At the QCon conference in London, 2016, Eric Evans, author of Domain Driven Design, Tackling Complexity at the Heart of Software, argues that using domain-driven design (DDD) concepts can mitigate against ubiquitous language complexity in microservice environments.
Discrete ubiquitous languages between teams present particular issues with regard to managing a microservice environment. Teams will develop their own ubiquitous languages and codify their meaning within the scope of their domains. However, the concepts of these ubiquitous languages do not maintain consistency beyond the context of that team. One team’s definition for “customer” may significantly differ from other teams’ definition, yielding unnecessary complexity. Also, each language evolves within the scope of its team, almost guaranteeing that disparate definitions will exist at one time or another.
Evans speaks about teams making coding mistakes and misunderstanding requirements, resulting in errors and bad code. While this happens on occasion, the worst-case scenario occurs when these mistakes bleed over into otherwise unrelated microservices. Evans discriminates between what he calls “a small ball of mud”, where problems are contained in one microservice, and “a big ball of mud”, where the issues in one microservice will extend throughout the environment.
Evans presents three DDD tools that can aid in the management of a microservice environment: the context map, the anti-corruption layer (ACL) and the interchange context.

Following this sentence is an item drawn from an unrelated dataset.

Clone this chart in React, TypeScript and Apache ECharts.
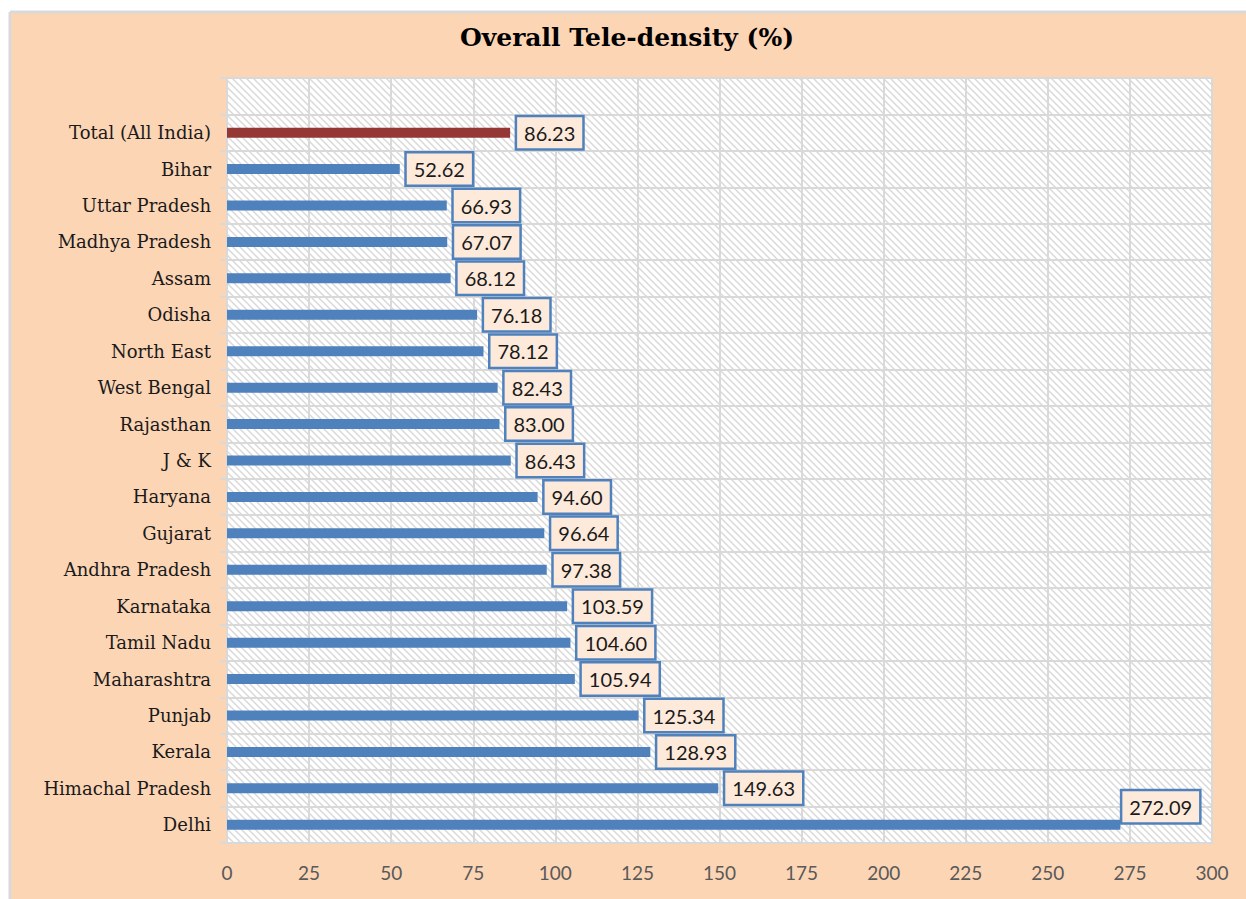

The context map represents the communications paths between microservices and suggests appropriate interactions between microservice teams. Once this analysis is mature, a team can choose to be dependent on the domain language of a different team, in which case an ACL may make sense. An ACL’s responsibility is to translate external concepts to an internal model with the intent of providing loose coupling between domains. In the situation where two teams require more of a partnership relationship, the interchange context might make more sense. The interchange context is more robust than the ACL, providing a layer where both teams discuss the meaning of their words and translate the languages of the microservices back and forth.
Migrating code from a monolith to a system of microservices displaces contextual complexity from the code to the space between the services. The interaction between microservices now contains the logic that used to exist in easily readable and debuggable code. This new context must be managed, or the whole system can devolve into what Evans calls a “large ball of mud”.
Design each microservice as a DDD-bounded context, Evans suggests. This will provide a logical boundary for microservices inside a system, both regarding functionality and ubiquitous language. Each independent team becomes responsible for a logically defined slice of the system. As a result, the code the team produces is more easily understood and maintainable.